In 1609 a book left the printing press of the London publisher Thomas Thorpe (1569-1625) that announced on its title page: Shakes-Speares Sonnets: Never before Imprinted. Following Shakespeare’s successful publication of the narrative poems Venus and Adonis (1593) and The Rape of Lucrece (1594), this collection of 154 sonnets and the additional long poem A Lover’s Complaint was Shakespeare’s first publication as a writer of poems after fifteen years and had, except for some poems included in the anthology The Passionate Pilgrim (1598 or 1599), never been printed before.

In light of the reception of Shakespeare’s poetical work, the significance of the 1609 edition cannot be overestimated. The arrangement of the sonnets in this edition has fostered biographical interpretations and encouraged the frequently repeated view that the first 126 sonnets refer and are addressed to the ‘Friend’ or ‘Fair Youth’, while the remaining 28 sonnets concern the ‘Dark Lady’. Speculations regarding biographical incidents and details of courtship encoded in the sonnets started shortly after their publication because this was also an inherent part of the sonnet genre (Philipp Sidney’s Astrophel and Stella is another example for this).

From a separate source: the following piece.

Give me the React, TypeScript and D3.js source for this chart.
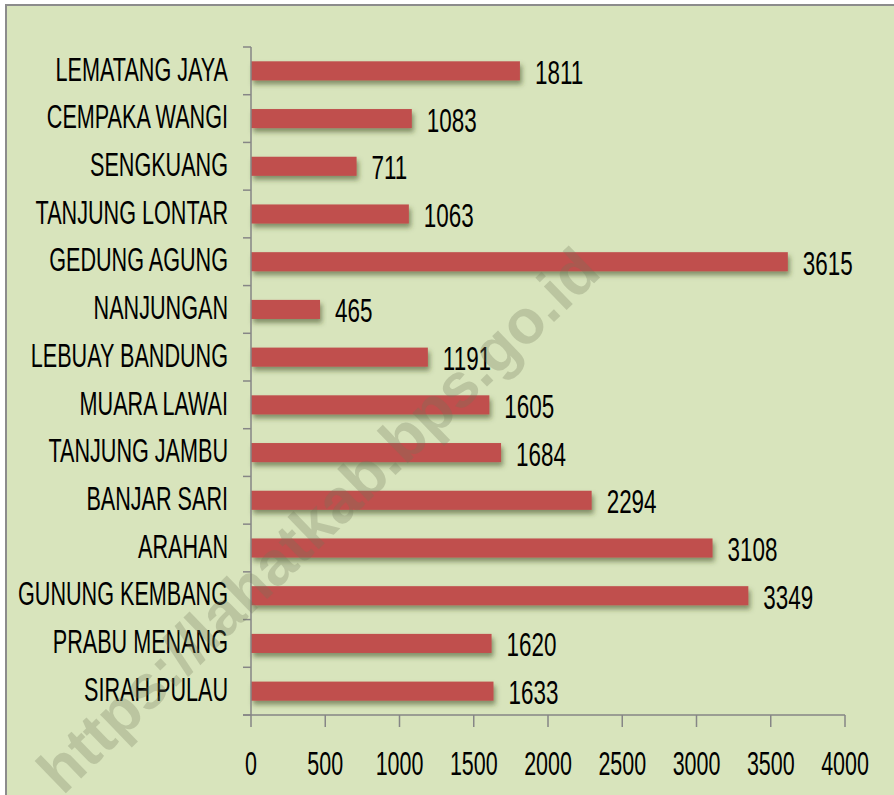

In their new edition All the Sonnets of Shakespeare (2020) Paul Edmondson and Stanley Wells invite Shakespeare scholars and readers to study Shakespeare’s poetical works afresh. Their edition introduces two new approaches: Firstly, it includes not only the sonnets from Never before Imprinted, but also sonnets from Shakespeare’s plays. They argue that at many points of his career Shakespeare used sonnets “to change, vary, and heighten the dramatic mood” and note that “Shakespeare seems, on the surviving evidence, to be a pioneer in broadening the stylistic range of drama by using sonnet form for spoken dialogue in the linguistic fabric of plays.” (p. 1) All the Sonnets of Shakespeare therefore contains 182 rather than the usual 154 sonnets, 23 of which are taken from the plays.

Secondly, the sonnets are arranged chronologically. Drawing on earlier suggestions as well as on current Shakespeare scholarship, Edmondson and Wells present Shakespeare’s sonnets “in the order in which [they believe] they were written” (p. 2). A chronological ordering, they explain, defamiliarizes the poems in a way which fosters new readings and interpretations and thus offers a counterpoint to the dominance of biographical approaches in scholarship on this part of the Shakespeare canon.

Edmondson’s and Well’s aim in All the Sonnets of Shakespeare is to honour Shakespeare’s “bursts of creativity; his development as an artist, his skill in his use of the form for different purposes, his employment of it across different genres, and his engagement with the sonnet as a private, personal, intimate form of verse, and as one which could be heard in public theatres.” (p. 25)

The Munich Shakespeare Library holds a special copy of All the Sonnets of Shakespeare with a personal dedication by Paul Edmondson and Stanley Wells. The copy was signed on the occasion of the reopening of the Munich Shakespeare Library on 27 October 2022. As friends of the Munich Shakespeare Library and representatives of the Shakespeare Birthplace Trust in Stratford-upon-Avon, Paul Edmondson and Stanley Wells had travelled to Munich on the occasion of the library’s reopening. Stanley Wells also delivered a personal address. The day after the ceremony, Paul Edmondson and Stanley Wells visited the Shakespeare Library at Amalienstraße 83, where a team of scholars from the chair of Prof. Dr. Claudia Olk had set up an exhibition on the library’s history, its international relations, and future activities. While exploring the library, Edmondson and Wells noted the “ongoing admiration of Germany’s love for Shakespeare”, as their autograph states. All the Sonnets of Shakespeare is among the library’s most cherished and thought-provoking holdings.